Henry longed for birds and flowers and books, as indeed he did all through college, and was ever a deeper student of nature than of books. And yet in after years he was glad for some of these school experiences. "I am thankful," he says, "that I learned to hem towels—as I did. I know how to knit suspenders and mittens. I know a good deal about working in wood-sawing, chopping, splitting, planing, and things of that sort. I was brought up to put my hand to anything; so that when I went West, and was travelling on the prairies and my horse lost a shoe, and I came to a cross-road where there was an abandoned blacksmith's shop, I could go in and start the fire, and fix the old shoe and put it on again. What man has done man can do; and it is a good thing to bring up boys so that they shall think they can do anything. I could do anything."

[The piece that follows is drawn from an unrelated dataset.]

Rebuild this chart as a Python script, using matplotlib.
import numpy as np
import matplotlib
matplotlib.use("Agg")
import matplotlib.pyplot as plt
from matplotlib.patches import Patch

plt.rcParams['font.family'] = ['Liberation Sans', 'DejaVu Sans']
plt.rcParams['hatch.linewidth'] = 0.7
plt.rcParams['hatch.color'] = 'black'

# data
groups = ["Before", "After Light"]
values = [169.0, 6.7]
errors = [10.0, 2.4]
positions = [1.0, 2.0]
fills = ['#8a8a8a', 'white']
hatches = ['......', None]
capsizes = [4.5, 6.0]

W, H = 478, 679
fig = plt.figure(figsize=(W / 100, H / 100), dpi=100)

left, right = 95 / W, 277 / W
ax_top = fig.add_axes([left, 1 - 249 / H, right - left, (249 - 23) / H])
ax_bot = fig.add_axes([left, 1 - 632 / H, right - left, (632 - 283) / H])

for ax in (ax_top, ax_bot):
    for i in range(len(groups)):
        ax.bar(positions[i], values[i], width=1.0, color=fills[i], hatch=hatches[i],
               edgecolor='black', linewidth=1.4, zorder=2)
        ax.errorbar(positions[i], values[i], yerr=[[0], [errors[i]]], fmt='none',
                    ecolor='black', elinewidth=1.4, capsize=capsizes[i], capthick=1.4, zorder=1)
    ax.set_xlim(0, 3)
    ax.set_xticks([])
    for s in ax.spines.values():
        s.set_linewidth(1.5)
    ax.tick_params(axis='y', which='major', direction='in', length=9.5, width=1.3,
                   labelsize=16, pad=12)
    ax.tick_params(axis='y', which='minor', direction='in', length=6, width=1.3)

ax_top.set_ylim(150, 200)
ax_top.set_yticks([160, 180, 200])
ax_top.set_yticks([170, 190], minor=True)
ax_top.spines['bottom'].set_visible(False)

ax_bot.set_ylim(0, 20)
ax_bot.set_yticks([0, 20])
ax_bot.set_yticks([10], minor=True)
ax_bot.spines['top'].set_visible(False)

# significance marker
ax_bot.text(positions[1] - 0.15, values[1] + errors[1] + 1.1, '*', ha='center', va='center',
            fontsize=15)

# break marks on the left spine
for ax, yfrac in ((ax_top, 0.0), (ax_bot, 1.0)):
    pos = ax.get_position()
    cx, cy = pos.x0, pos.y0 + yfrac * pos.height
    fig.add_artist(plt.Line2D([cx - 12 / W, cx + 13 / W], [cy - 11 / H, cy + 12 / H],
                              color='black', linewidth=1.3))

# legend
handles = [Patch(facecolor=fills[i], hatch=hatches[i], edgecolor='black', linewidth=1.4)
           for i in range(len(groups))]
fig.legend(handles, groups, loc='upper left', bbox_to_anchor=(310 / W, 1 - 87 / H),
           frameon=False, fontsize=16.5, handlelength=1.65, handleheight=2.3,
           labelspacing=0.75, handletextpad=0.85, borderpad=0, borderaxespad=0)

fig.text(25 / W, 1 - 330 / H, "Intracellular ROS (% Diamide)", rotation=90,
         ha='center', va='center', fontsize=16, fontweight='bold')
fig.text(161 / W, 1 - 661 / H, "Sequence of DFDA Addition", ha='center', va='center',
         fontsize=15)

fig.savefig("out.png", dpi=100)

The lad was sensitive to praise or blame, and extremely diffident. "To walk into a room where 'company' was assembled, and to do it erect and naturally, was as impossible as it would have been to fly.... Our backbone grew soft, our knees lost their stiffness, the blood rushed to the head, and the sight almost left our eyes. We have known something of pain in after years, but few pangs have been more acute than some sufferings from bashfulness in our earlier years."
Mr. Beecher felt all through his life that he owed much to a colored man, Charles Smith, who worked on his father's farm when he was a boy. "He used to lie upon his humble bed," says Mr. Beecher, "(I slept in the same room with him) and read his Testament, unconscious, apparently, that I was in the room.... I never had heard the Bible really read before; but there, in my presence, he read it, and talked about it to himself and to God.... He talked to me about my soul more than any member of my father's family."
Henry was taken to Bethlehem, seven miles from Litchfield, to the school of the Rev. Mr. Langdon; but he seems here also to have loved the woods and flowers so much better than books, that he was finally sent to Hartford to the care of his sister Catherine, who taught a school for young ladies. Though a favorite on account of his sunny disposition, he proved a poor scholar, and was sent home at the end of six months. When the boy was thirteen, Dr. Lyman Beecher moved with his family to Boston, having been called to the pastorate of the Hanover-street Congregational Church at the North End.
Here he loved Christ Church chimes, listened to their music "with a pleasure and amazement," he says, "which I fear nothing will ever give me again till I hear the bells ring out wondrous things in the New Jerusalem," and studied ships as he strolled along the docks, or lingered in Charlestown Navy Yard.
At the latter place he stole a six-pound shot, and not knowing how to get it home unobserved, carried it rolled in a handkerchief on the top of his head under his hat. With the greatest difficulty he brought it home, and then did not know what to do with it, not daring to show it, nor tell where he got it.
"But after all," he says, "that six-pounder rolled a good deal of sense into my skull. I think it was the last thing I ever stole; and it gave me a notion of the folly of coveting more than you can enjoy, which has made my whole life happier."